YOUR INSTRUCTIONS - Return precisely the span of lines from the top of the material below to the line containing "const epochs = d3.range(0, 101);", both included. Pictures are excluded.

COLLECTED MATERIAL -
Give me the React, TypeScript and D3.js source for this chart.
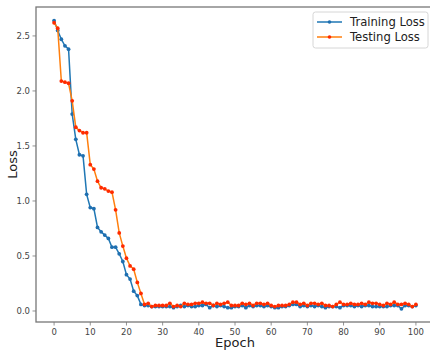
import React from "react";
import * as d3 from "d3";

const epochs = d3.range(0, 101);

const trainingLoss = [
  2.64, 2.55, 2.47, 2.41, 2.38, 1.79, 1.56, 1.42, 1.41, 1.06,
  0.94, 0.93, 0.76, 0.72, 0.69, 0.66, 0.58, 0.58, 0.52, 0.45,
  0.33, 0.29, 0.18, 0.14, 0.06, 0.05, 0.05, 0.04, 0.04, 0.04,
  0.04, 0.04, 0.04, 0.03, 0.04, 0.05, 0.04, 0.05, 0.04, 0.04,
  0.05, 0.05, 0.06, 0.03, 0.05, 0.04, 0.05, 0.04, 0.03, 0.03,
  0.04, 0.04, 0.05, 0.03, 0.05, 0.04, 0.05, 0.05, 0.04, 0.05,
  0.04, 0.03, 0.03, 0.04, 0.04, 0.05, 0.06, 0.06, 0.04, 0.05,
  0.04, 0.05, 0.04, 0.05, 0.04, 0.03, 0.04, 0.04, 0.04, 0.03,
  0.05, 0.05, 0.05, 0.04, 0.05, 0.04, 0.05, 0.05, 0.04, 0.04,
  0.04, 0.04, 0.04, 0.05, 0.05, 0.05, 0.02, 0.05, 0.05, 0.04,
  0.05,
];

const testingLoss = [
  2.62, 2.57, 2.09, 2.08, 2.07, 1.91, 1.67, 1.64, 1.62, 1.62,
  1.33, 1.29, 1.18, 1.12, 1.11, 1.09, 1.08, 0.92, 0.71, 0.59,
  0.48, 0.41, 0.38, 0.26, 0.16, 0.06, 0.07, 0.04, 0.05, 0.05,
  0.05, 0.05, 0.07, 0.04, 0.05, 0.04, 0.07, 0.06, 0.06, 0.07,
  0.07, 0.08, 0.07, 0.07, 0.05, 0.07, 0.06, 0.07, 0.08, 0.05,
  0.05, 0.05, 0.07, 0.06, 0.07, 0.05, 0.07, 0.07, 0.06, 0.07,
  0.05, 0.04, 0.05, 0.05, 0.05, 0.06, 0.08, 0.08, 0.06, 0.07,
  0.05, 0.07, 0.07, 0.06, 0.07, 0.05, 0.05, 0.04, 0.06, 0.08,
  0.06, 0.06, 0.07, 0.06, 0.06, 0.07, 0.06, 0.08, 0.07, 0.07,
  0.06, 0.05, 0.07, 0.06, 0.08, 0.06, 0.06, 0.07, 0.06, 0.04,
  0.06,
];

const xTicks = [0, 10, 20, 30, 40, 50, 60, 70, 80, 90, 100];
const yTicks = [0.0, 0.5, 1.0, 1.5, 2.0, 2.5];

const series = [
  { name: "Training Loss", values: trainingLoss, line: "#1f77b4", marker: "#1f6fb0" },
  { name: "Testing Loss", values: testingLoss, line: "#ff7f0e", marker: "#ff2a00" },
];

const W = 430;
const H = 351;
const left = 36;
const right = 434;
const top = 7;
const bottom = 322;

const font = "'DejaVu Sans', sans-serif";

export default function App() {
  const x = d3.scaleLinear().domain([-5, 105]).range([left, right]);
  const y = d3.scaleLinear().domain([-0.1, 2.763]).range([bottom, top]);

  const line = d3
    .line<number>()
    .x((_, i) => x(epochs[i]))
    .y(d => y(d));

  return (
    <svg
      width={W}
      height={H}
      style={{ position: "absolute", left: 0, top: 0, background: "#fff" }}
      fontFamily={font}
    >
      {/* spines */}
      <rect
        x={left}
        y={top}
        width={right - left}
        height={bottom - top}
        fill="none"
        stroke="#777"
        strokeWidth={1.3}
      />

      {/* x axis */}
      {xTicks.map(t => (
        <g key={t}>
          <line x1={x(t)} x2={x(t)} y1={bottom} y2={bottom + 3.5} stroke="#777" strokeWidth={0.8} />
          <text x={x(t)} y={bottom + 12.5} fontSize={8.5} fill="#444" textAnchor="middle">
            {t}
          </text>
        </g>
      ))}

      {/* y axis */}
      {yTicks.map(t => (
        <g key={t}>
          <line x1={left - 3.5} x2={left} y1={y(t)} y2={y(t)} stroke="#777" strokeWidth={0.8} />
          <text x={left - 6} y={y(t) + 3} fontSize={8.5} fill="#444" textAnchor="end">
            {t.toFixed(1)}
          </text>
        </g>
      ))}

      <text x={235} y={347} fontSize={13} fill="#222" textAnchor="middle">
        Epoch
      </text>
      <text
        transform={`translate(16.5,${(top + bottom) / 2}) rotate(-90)`}
        fontSize={13}
        fill="#222"
        textAnchor="middle"
      >
        Loss
      </text>

      {/* series */}
      {series.map(s => (
        <g key={s.name}>
          <path d={line(s.values) ?? ""} fill="none" stroke={s.line} strokeWidth={1.5} />
          {s.values.map((v, i) => (
            <circle key={i} cx={x(epochs[i])} cy={y(v)} r={1.9} fill={s.marker} />
          ))}
        </g>
      ))}

      {/* legend */}
      <g>
        <rect x={313} y={12} width={115} height={36} rx={2.5} fill="#fff" stroke="#ccc" strokeWidth={0.8} />
        {series.map((s, i) => {
          const ly = 22 + i * 15;
          return (
            <g key={s.name}>
              <line x1={317} x2={342} y1={ly} y2={ly} stroke={s.line} strokeWidth={1.5} />
              <circle cx={329.5} cy={ly} r={1.8} fill={s.marker} />
              <text x={350} y={ly + 4.2} fontSize={11.6} fill="#222">
                {s.name}
              </text>
            </g>
          );
        })}
      </g>
    </svg>
  );
}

REPLY -
Give me the React, TypeScript and D3.js source for this chart.
import React from "react";
import * as d3 from "d3";

const epochs = d3.range(0, 101);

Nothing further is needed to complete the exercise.